Columbia International Affairs Online: Working Papers

CIAO DATE: 10/2008

The “Perfidious Invasion” of 1808: Ideological Disquiet and Certainty in Moratín

Jesús Pérez Magallón

February 2008

Center for German and European Studies, University of California, Berkeley

Abstract

This paper revisits the afrancesados' role in Spanish historiography as well as their political positioning prior to, during and after the French invasion of 1808. Taking the famous playwright Leandro Fernández de Moratín as a case study, the paper explores his political ideas beyond established labels such as "supporter of enlightened despotism" coined by Sánchez Agesta.
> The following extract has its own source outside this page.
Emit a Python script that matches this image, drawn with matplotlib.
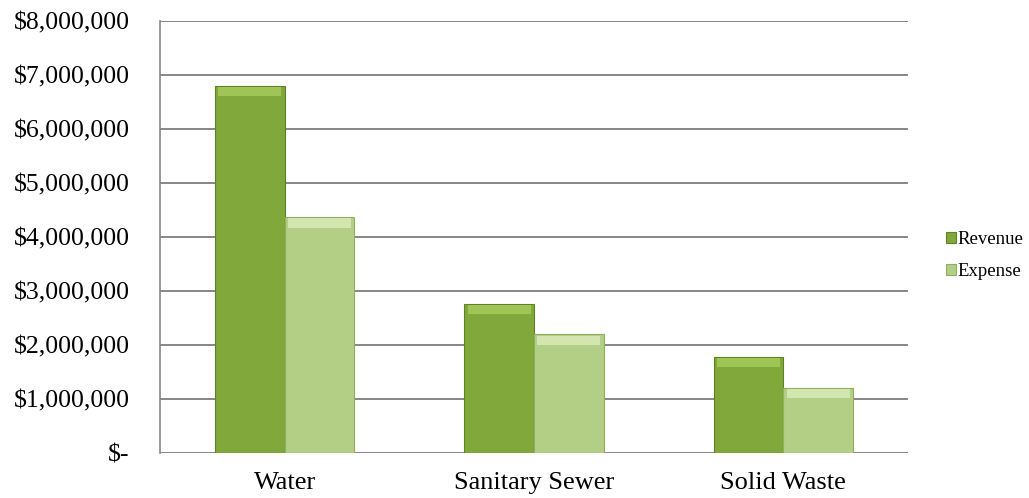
import numpy as np
import matplotlib.pyplot as plt
from matplotlib.ticker import FuncFormatter

# Revenue vs expense by utility fund
categories = ["Water", "Sanitary Sewer", "Solid Waste"]
revenue = [6790000, 2760000, 1780000]
expense = [4360000, 2190000, 1200000]
yticks = [0, 1000000, 2000000, 3000000, 4000000, 5000000, 6000000, 7000000, 8000000]

plt.rcParams['font.family'] = ['Liberation Serif', 'DejaVu Serif']

fig = plt.figure(figsize=(10.29, 4.98), dpi=100)
ax = fig.add_axes([0.1555, 0.091, 0.7269, 0.867])

x = np.arange(len(categories))
w = 0.28
b1 = ax.bar(x - w / 2, revenue, w, color="#80a83a", edgecolor="#5f8226", linewidth=0.8,
            label="Revenue", zorder=3)
b2 = ax.bar(x + w / 2, expense, w, color="#b3cf86", edgecolor="#8fae5e", linewidth=0.8,
            label="Expense", zorder=3)

# light bevel strip on top of each bar
for bars, top_col in ((b1, "#a0c455"), (b2, "#d3e6b0")):
    for r in bars:
        h = r.get_height()
        ax.bar(r.get_x() + r.get_width() / 2, 170000, r.get_width() * 0.9,
               bottom=h - 190000, color=top_col, linewidth=0, zorder=4)

ax.set_xlim(-0.5, len(categories) - 0.5)
ax.set_ylim(0, 8000000)
ax.set_yticks(yticks)
ax.yaxis.set_major_formatter(FuncFormatter(lambda v, p: "$-" if v == 0 else "${:,.0f}".format(v)))
ax.set_xticks(x)
ax.set_xticklabels(categories)
ax.tick_params(axis="y", labelsize=18.5, length=0, pad=22)
ax.tick_params(axis="x", labelsize=19, length=0, pad=14)

ax.grid(axis="y", color="#868686", linewidth=1.4, zorder=0)
for s in ["top", "right", "bottom"]:
    ax.spines[s].set_visible(False)
ax.spines["left"].set_color("#868686")
ax.spines["left"].set_linewidth(1.2)

fig.legend(handles=[b1, b2], labels=["Revenue", "Expense"], loc="center left",
           bbox_to_anchor=(0.919, 0.487), frameon=False, fontsize=13.5,
           handlelength=0.55, handleheight=0.55, handletextpad=0.1, labelspacing=0.8,
           borderpad=0, borderaxespad=0)

plt.savefig("out.png", dpi=100)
To this end the article reviews a variety of Moratín's texts, including Carta de un vecino de Foncarral a un abogado de Madrid sobre el libre comercio de los huevos, Apuntaciones sueltas de Inglaterra, Viaje a Italia, a Prologue to Isla's Fray Gerundio de Campazas, as well as Moratín's correspondence. The essay argues that despite his confessed social, economic and even political liberalism, Moratín never supported any specific form of political organization, neither absolutist nor liberal. His open skepticism locates him beyond prevailing ideologies.

The paper was presented at the conference on The End of the Old Regime in the Iberian World sponsored by the Spanish Studies Program and the Portuguese Studies Program of UC Berkeley on February 8-9, 2008.